- Theatrical release poster
- Directed by: Narayana Chenna
- Written by: Narayana Chenna
- Produced by: Bhikshamaiah Sangam; Ashok Reddy Pendela; Abinandan Ramanujam; Aranyan Ramanujam;
- Starring: Priyadarshi Pulikonda; Shyam; Srinda; Manikandan R. Achari; Niranjana Anoop; Bhadram;
- Cinematography: Jackson; K. P. Sathishkumar;
- Edited by: Anthony
- Music by: Vivek–Abhishek
- Production companies: BS Production House; Yellow Thoughts Creations; AR Talkies;
- Release date: 23 February 2024;
- Running time: 91 minutes
- Country: India
- Language: Telugu

= Thappinchuku Thiruguvadu Dhanyudu Sumathi =

2024 Indian Telugu-language film by Narayana Chenna

Thappinchuku Thiruguvadu Dhanyudu Sumathi is a 2024 Indian Telugu-language crime thriller film written and directed by Narayana Chenna.

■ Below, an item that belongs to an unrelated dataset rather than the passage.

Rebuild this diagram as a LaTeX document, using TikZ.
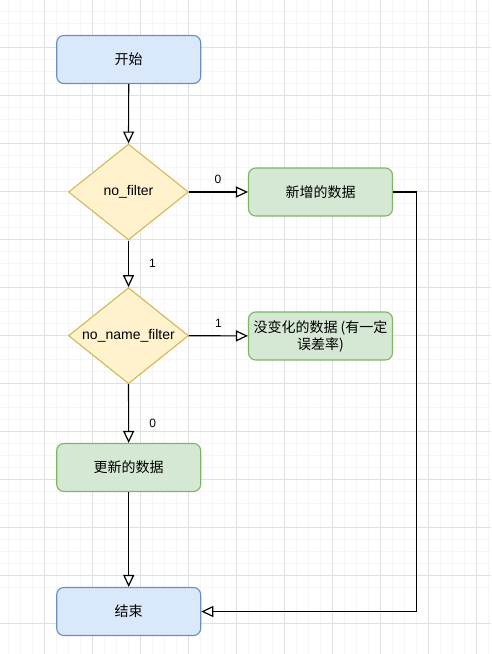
\documentclass[tikz,border=0pt]{standalone}
\usepackage{fontspec}
\setmainfont{Liberation Sans}
\newfontfamily\cjk{Noto Sans CJK SC}
\usetikzlibrary{shapes.geometric,arrows.meta}
\definecolor{bfill}{HTML}{DAE8FC}\definecolor{bline}{HTML}{6C8EBF}
\definecolor{yfill}{HTML}{FFF2CC}\definecolor{yline}{HTML}{D6B656}
\definecolor{gfill}{HTML}{D5E8D4}\definecolor{gline}{HTML}{82B366}
\definecolor{gmaj}{HTML}{E0E0E0}\definecolor{gmin}{HTML}{F5F5F5}
\tikzset{
  box/.style={rectangle,rounded corners=7.2pt,minimum width=144pt,minimum height=48pt,line width=1.1pt,align=center,inner sep=1pt,font=\fontsize{14}{17}\selectfont\cjk},
  bluebox/.style={box,fill=bfill,draw=bline},
  greenbox/.style={box,fill=gfill,draw=gline},
  decision/.style={diamond,aspect=1.25,minimum width=120pt,minimum height=96pt,inner sep=0pt,fill=yfill,draw=yline,line width=1.1pt,font=\fontsize{14}{17}\selectfont},
  conn/.style={line width=1.2pt,-{Triangle[open,length=12pt,width=11pt,fill=white]}},
  lbl/.style={font=\fontsize{12}{14}\selectfont,inner sep=0pt}
}
\begin{document}
\begin{tikzpicture}[x=1pt,y=-1pt]
\useasboundingbox (0,0) rectangle (491,654);
% grid
\foreach \i in {-4,...,45} {
  \draw[gmin,line width=0.6pt] (44+12*\i,0) -- (44+12*\i,654);
  \draw[gmin,line width=0.6pt] (0,47+12*\i) -- (491,47+12*\i);
}
\foreach \i in {-1,...,10} {
  \draw[gmaj,line width=0.8pt] (44+48*\i,0) -- (44+48*\i,654);
}
\foreach \i in {-1,...,13} {
  \draw[gmaj,line width=0.8pt] (0,47+48*\i) -- (491,47+48*\i);
}
% nodes
\node[bluebox] (start) at (128.7,59.5) {开始};
\node[decision] (f1) at (128.5,192) {no\_filter};
\node[greenbox] (new) at (320.5,192) {新增的数据};
\node[decision] (f2) at (128.5,335.7) {no\_name\_filter};
\node[greenbox] (same) at (320.5,336) {没变化的数据 (有一定\\误差率)};
\node[greenbox] (upd) at (128.7,467.5) {更新的数据};
\node[bluebox] (end) at (128.7,611.5) {结束};
\coordinate (corner1) at (416.7,192);
\coordinate (corner2) at (416.7,611.5);
% connectors
\draw[conn] (start) -- (f1);
\draw[conn] (f1) -- (new);
\draw[conn] (f1) -- (f2);
\draw[conn] (f2) -- (same);
\draw[conn] (f2) -- (upd);
\draw[conn] (upd) -- (end);
\draw[conn] (new.east) -- (corner1) -- (corner2) -- (end.east);
% labels
\node[lbl] (l0a) at (218,179) {0};
\node[lbl] (l1a) at (152.5,263.5) {1};
\node[lbl] (l1b) at (218.5,323) {1};
\node[lbl] (l0b) at (152.7,423.3) {0};
\end{tikzpicture}
\end{document}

The film features Priyadarshi Pulikonda, Shyam, Srinda, Manikandan R. Achari, Niranjana Anoop and Bhadram in important roles.

The film was released on 23 November 2024.

==Cast==
- Priyadarshi Pulikonda
- M. G. Shyam
- Srinda
- Manikandan R. Achari
- Niranjana Anoop
- Bhadram
- Suri Vamsi
- Ranjini George
- Benzi Mathews

== Release ==
Thappinchuku Thiruguvadu Dhanyudu Sumathi was released on 23 February 2024. Post-theatrical digital streaming rights were acquired by Aha and premiered on 28 November 2024.

== Reception ==
Kausalya Rachavelpula of The Hans India gave a rating of 1 out of 5 and stated that "Thappinchuku Tirugu Vadu Dhanyudu Sumathi misses the mark as a compelling thriller. Priyadarshi’s stellar performance is i only redeeming quality, but its not enough to compensate for the lackluster storytelling and technical shortcomings". Vimalatha Reddy of BigTV too gave the same rating and is critical about the screenplay and pacing.